Os asilos para idosos não aceitaram uma anciã com tantos problemas. Quando explodiu a crise, eu não estava preparado para enfrentá-la. Vendi todas as propriedades que tinha mas acabei sem nada para comer. Ontem, minha mãe e eu nos atiramos do terraço do quinto andar.

Antes de fazer isso, deixei no meu blog uma última pergunta a meus amigos poetas e músicos: Alguém conhece alguma solução? Se lhes escrevo agora já não é por mim nem por minha mãe, pois nós encontramos o descanso. Se lhes escrevo agora é por milhares de pessoas em seu país que estão passando por algo parecido ao que nós, gregos, estamos passando. Há uma solução para elas. E essa solução depende de vocês. Vocês podem e devem fazer isso. Para evitar que outros filhos e outras mães se atirem no espaço como minha mãe e eu fizemos. Já estão fazendo em seu país, mas as mortes não saem nos telejornais. Mas há vítimas. E uma outra maioria de vítimas segue viva e resistindo. Por elas e pela humanidade, senhor presidente, senhores ministros, deputados, façam alguma coisa urgentemente..

Não estou pedindo com a raiva ou o rancor que sentia por vocês ontem, pois a morte me liberou também disso. Se lhes peço, por favor, por dignidade, por respeito e porque é seu dever e podem fazê-lo. Sim, vocês podem. É muito simples. Há 350.000 famílias que foram despejadas em seu país desde que a crise começou a nos atormentar. Há milhares que estão sendo despejadas todo mês pelos mesmos bancos que vocês estão salvando com o dinheiro desses pobres que foram sacrificados durante anos e pagaram seu impostos. Agora essas pessoas nem isso podem fazer. São famílias sem trabalho, com crianças, com idosos, com enfermos. Façam por um momento esse esforço de imaginação, que sempre evitam, e pensem no que estão passando essas pessoas. Imaginem o que é ficar sem casa, ter medo e dormir sobresaltado por cada ruído que podem anunciar o despejo, a vergonha de que seus filhos vejam a polícia arrastando você para fora da sua casa, a vergonha de pedir asilo na casa de um amigo ou parente,  que podem estar  talvez  tão sufocados como você e os seus, e o que é pior, a humilhação de dormir na rua ou em um albergue...Não é preciso muito esforço para sentir-se mal só de pensar.

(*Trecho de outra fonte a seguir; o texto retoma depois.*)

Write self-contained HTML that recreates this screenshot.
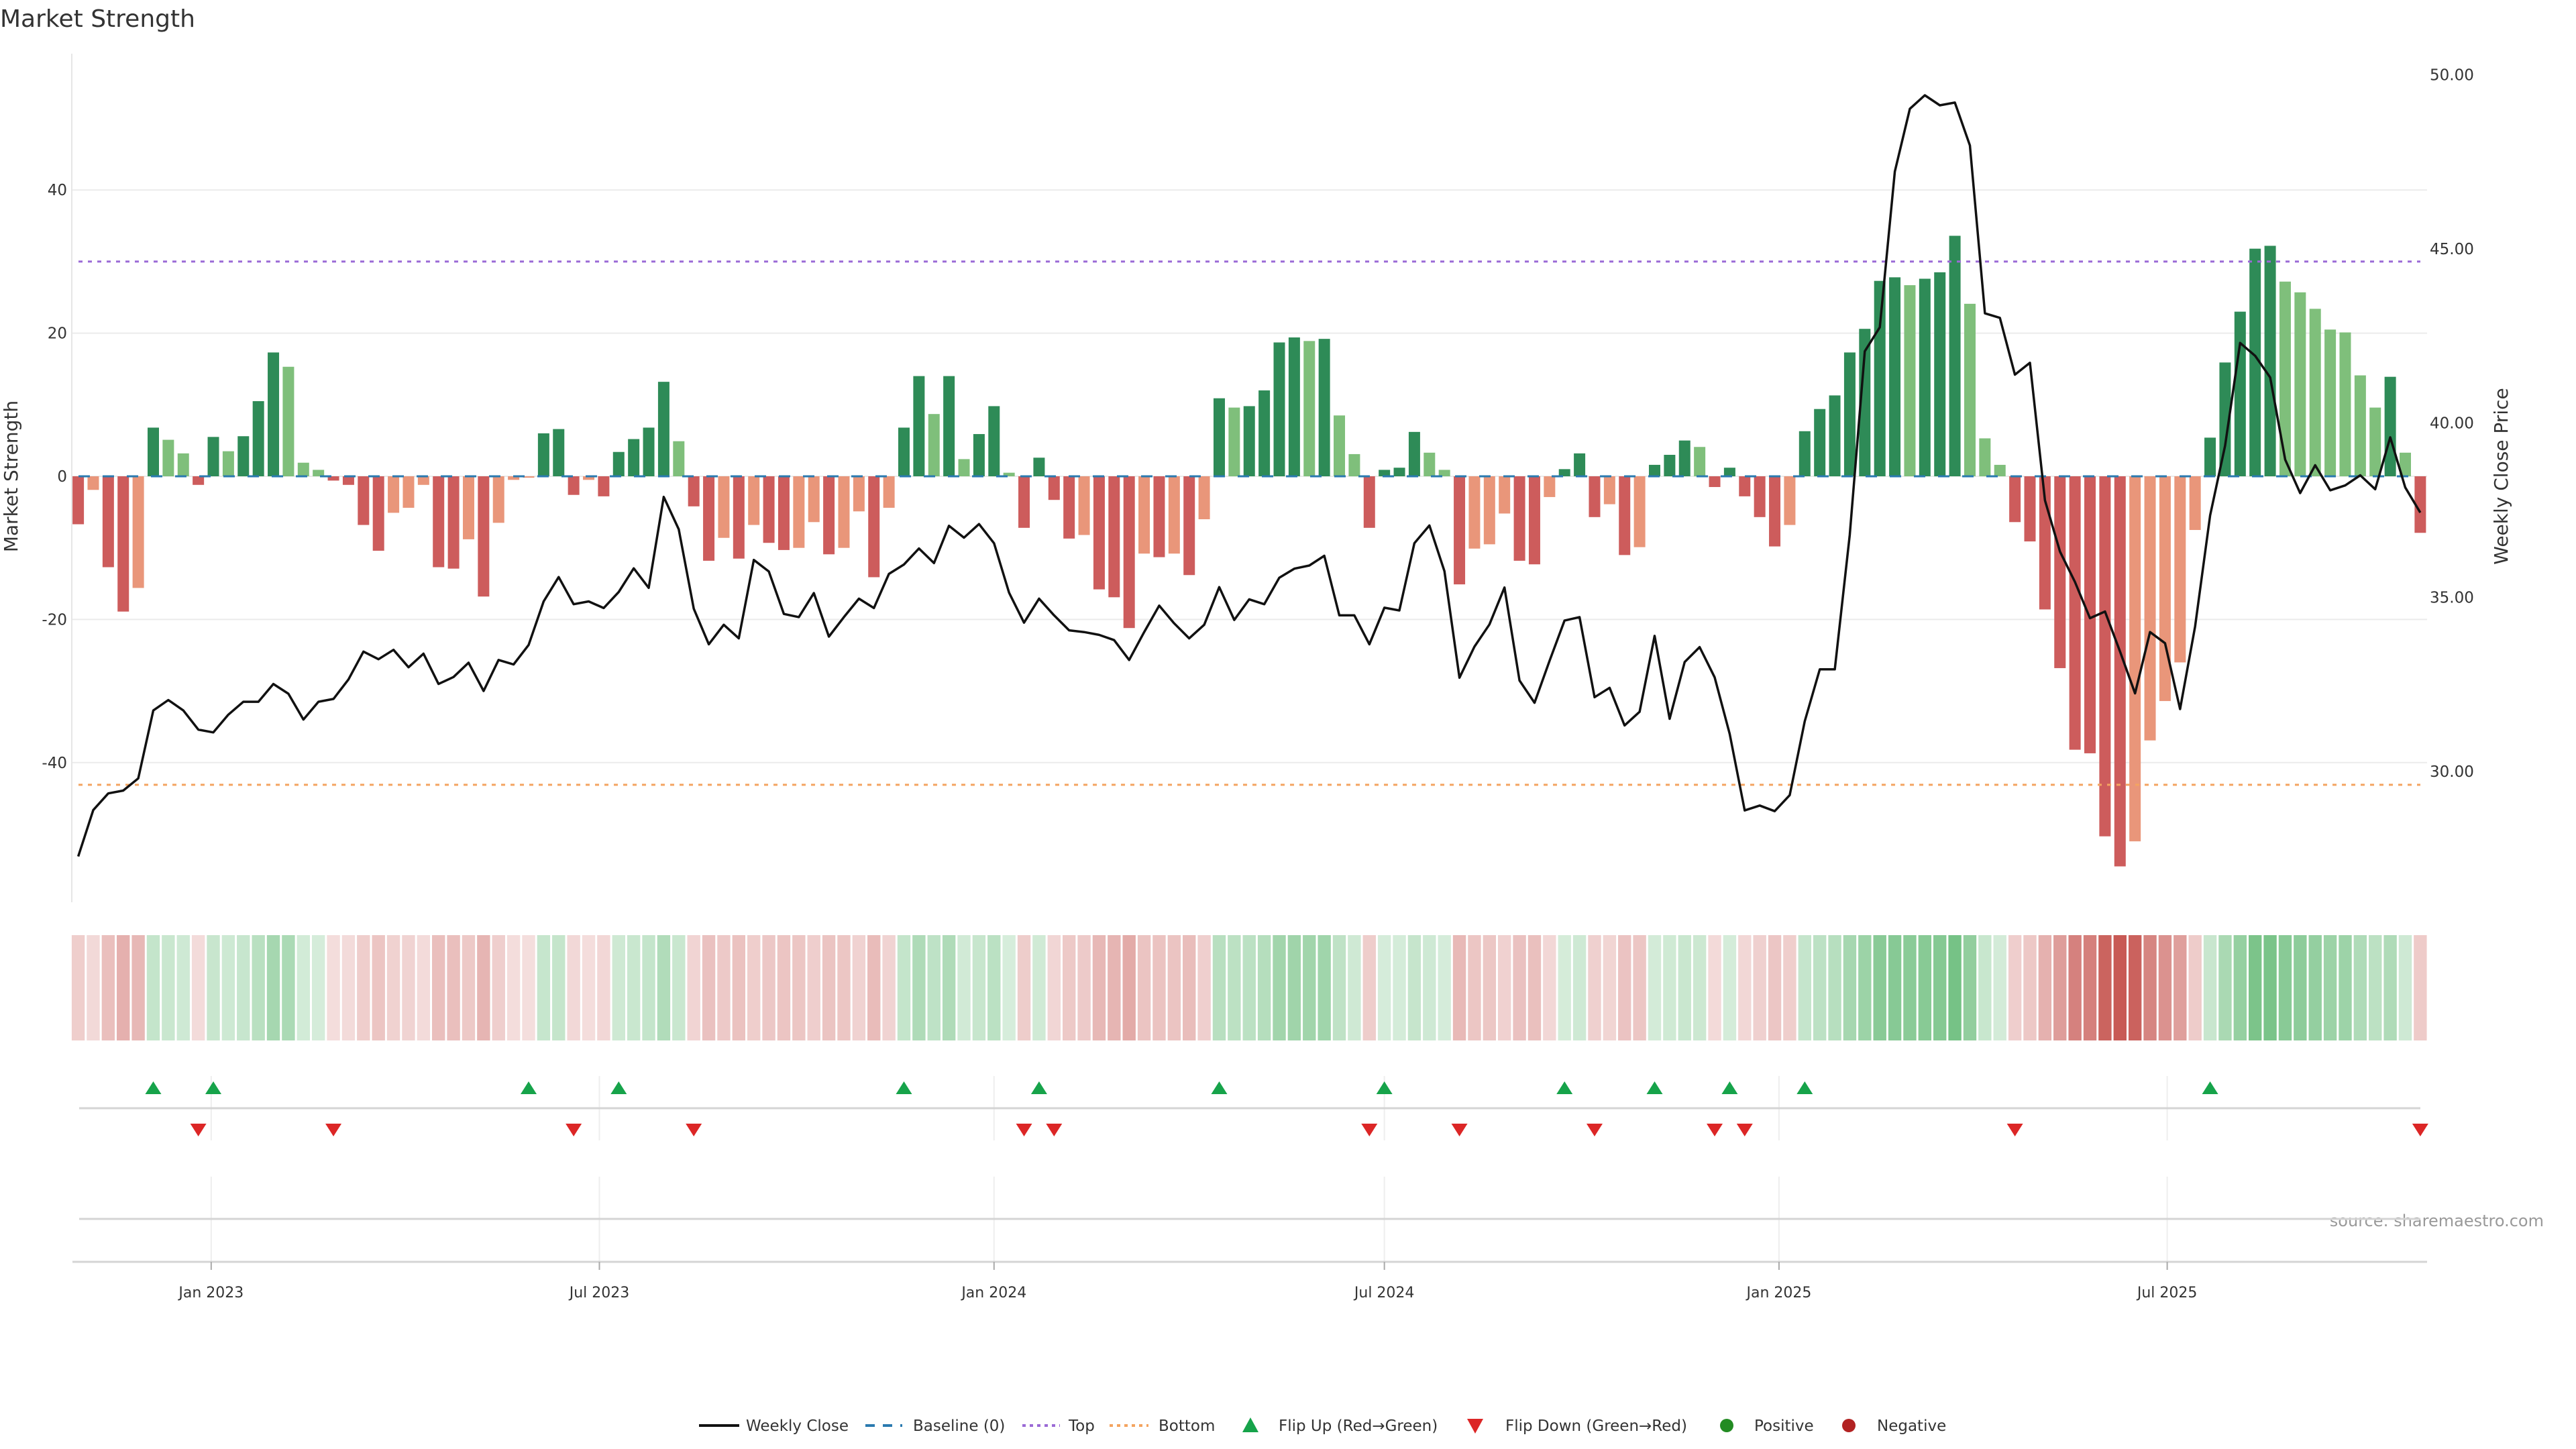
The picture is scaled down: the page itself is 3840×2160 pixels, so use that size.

Pois façam com eles o mesmo que fizeram com os bancos. Obriguem os bancos a suspenderem os despejos. Obriguem os bancos a perdoar as dívidas hipotecárias e devolverem as casas que tomaram. E obriguem os bancos a alojar milhares de famílias que necessitam em casas que estão vazias à espera de negócios. Estabeleçam um aluguel razoável, estudem cada caso mas arranjem uma moradia para todos. Momentos de exceção como estes, exigem medidas de exceção como as que foram tomadas para resgatar os bancos. Resgatem as pessoas. Podem fazer isso porque o fizeram com os bancos.  Foram salvos sem que lhes tenham imposto condições. Nacionalizaram a entidade que executa 80% das hipotecas, estão dispostos a dar-lhes o que necessitem e dizem que necessitam de 15 bilhões. Este banco é nosso, criem vocês suas próprias normas,  salvem aos que necessitam. E façam isso logo. A vida de outros depende hoje de vocês.

Minha mãe já não era capaz de saber o que estava acontecendo. Mas vocês não têm Alzheimer, embora pareça algumas vezes que você  esqueceram onde deixaram sua conciência. Em meu leito de descanso, cheguei a crer por um momento que a têm. Por isso me atrevi a escrever estas linhas que podem parecer ingênuas, porque estamos construindo um mundo em que defender a justiça parece coisa de inocentes. Deixem-me este último sonho antes de pegar no sono eterno. Estendam as mãos aos que estão a ponto de lançar-se ao espaço. Façam alguma coisa.

Nota do editor.  Antonios Perris e a mãe dele morreram no último dia 24 de maio no bairro de Metaxourgeio, em Atenas. A notícia e seu bilhete de morte não foram divulgados pela mídia brasileira.